The long-established trend toward loft-like living means that having a bed in the middle of your living space is now considered a lifestyle choice, like an open kitchen or a wall-free bathroom. Cohabitation-related sound and privacy issues notwithstanding, many one or two-person households now prefer to keep their interior spaces open plan with an integrated sleeping area instead.
For years, one of the best ways to achieve the open-plan bedroom has been to install a Murphy bed—a hinged bed that folds vertically into a wall closet when not in use. Various legends have it that in the early 20th century, William Lawrence Murphy applied for a patent on the device, which he devised in order to turn his bedroom into a parlor to make it socially acceptable for him to entertain ladies. (Or, less salaciously, maybe the idea was for him and his wife to entertain in their modest home.) Either way, the Murphy bed surged in popularity in the ‘20s and ‘30s when buildings like those in Tudor City on the far east side of Manhattan were developed; special Murphy bed closets made these diminutive studio apartments more livable during waking hours. But these clever beds, which were often uncomfortable and shabbily made, lost their allure after World War II as people flocked to houses in the suburbs.
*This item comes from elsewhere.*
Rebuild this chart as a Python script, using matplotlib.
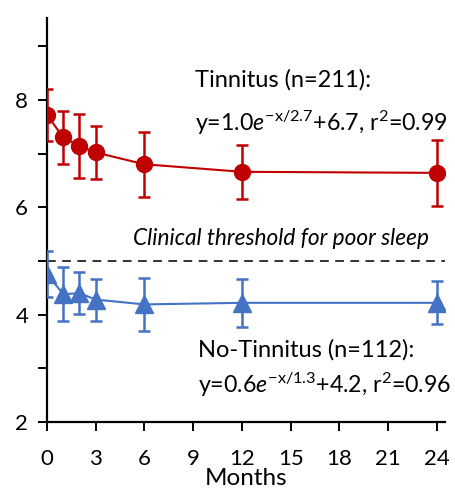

Nevertheless, the fold-up wall bed has quietly been making a resurgence in recent years, as the world’s population becomes increasingly urban, family sizes are shrinking, more people are choosing to live alone, and the price of real estate in crowded cities becomes more and more unaffordable. Companies around the world are designing beds that disappear into walls, can be stowed via remote control, or are even stored on the ceiling.
Even in super-sized North America, the so-called micro-condos popping up in cities like New York, Washington, D.C., San Francisco, Toronto, and Vancouver have become an archetype for the ruthless space planning required to make modest spaces not only livable but enjoyable.
And a growing number of these projects are installing upscale wall beds that turn back into a sofa (or a dining table, or a desk, or a bookshelf, or a wall-storage unit) by day, giving the small-space dweller the equivalent of a secret room. The design leader of cleverly engineered, high-end, top quality transformable furniture is Clei, the family-owned, Brianza, Italy–based company that celebrated its 50th anniversary last year and is available in the U.S. via Resource Furniture.
Graham Hill, the Treehugger founder who now runs Life Edited, an interior design specialty consultancy that focuses on intelligently designed small spaces, said by phone that he stumbled across the furniture when looking to equip his own company prototype apartment in New York. At 420 square feet, it can sleep four, seat 12 for dinner, and serves as a home office.
“The Murphy bed is a key part of the design,” Hill said. “But there are so many that are cheesy and low-quality, and look like crap. We’re trying to create something really compelling and sophisticated, that doesn’t feel like you’re sacrificing anything. These don’t feel gimmicky or cheap but like a great bed, and a great piece of machinery.”
Clei beds are the closest thing I have ever seen to furniture performance art. Thanks to sophisticated engineering, they can be opened and closed in seconds with almost no effort, a huge part of their appeal.
Check out this video for a demonstration:
The beds are made from quality materials and offer ultra-sleek contemporary Italian design. Much of the hardware is hidden and the units housing beds are only 12 inches deep. One detail they are working on is finding a way to hide the buckled straps that hold the mattress in place while the bed is being opened and stowed.
But Clei beds also take months to produce and ship from Italy and cost a fortune, from $3,000 for a transformable child’s bed to more than four times that for higher-end models or those with integrated storage.
Those costs could theoretically come down if the furniture gained more mainstream appeal and Clei was able to scale production, sales director Luca Colombo told me by phone. He said that his father and uncle founded the company in 1963 to make excellent Murphy beds that weren’t “ugly.” It now makes wall systems that allow space to expand or contract according to your needs, whether you’re furnishing a kids room, a studio apartment, or a house where you want to eliminate the need for a dedicated guest room. (They also introduced a compact, free-standing transformable kitchen at the Milan furniture fair last spring.)
“We want to solve problems,” Colombo said. “Before there were only static pieces: a sofa was just a sofa. We want to give people a different way to think about furniture and architecture.”
The dedicated bedroom is actually a fairly recent phenomenon, according to British curator and historian Lucy Worsley, who wrote If Walls Could Talk: An Intimate History of the Home. Medieval servants often bunked together in a shared hall, she points out. It wasn’t until Victorian times, it seems, that dedicated bedrooms became the norm.
But not having a bedroom still carries a stigma in mainstream circles. I asked Hill, who is currently developing projects in Brooklyn and São Paulo that incorporate Clei beds and other space-saving wizardry, about the biggest obstacles he faced evangelizing about the merits of small-space design.
Hill said that it was hard to convince status-conscious humans that it’s OK to give something up. Or of the wisdom of investing in a large, expensive piece of furniture on the front end that would save them the cost of an extra room down the line. “We have super-sized ourselves and it’s just not working for us,” Hill said. “Our vision is to help convince people that a simpler life is a happier life.”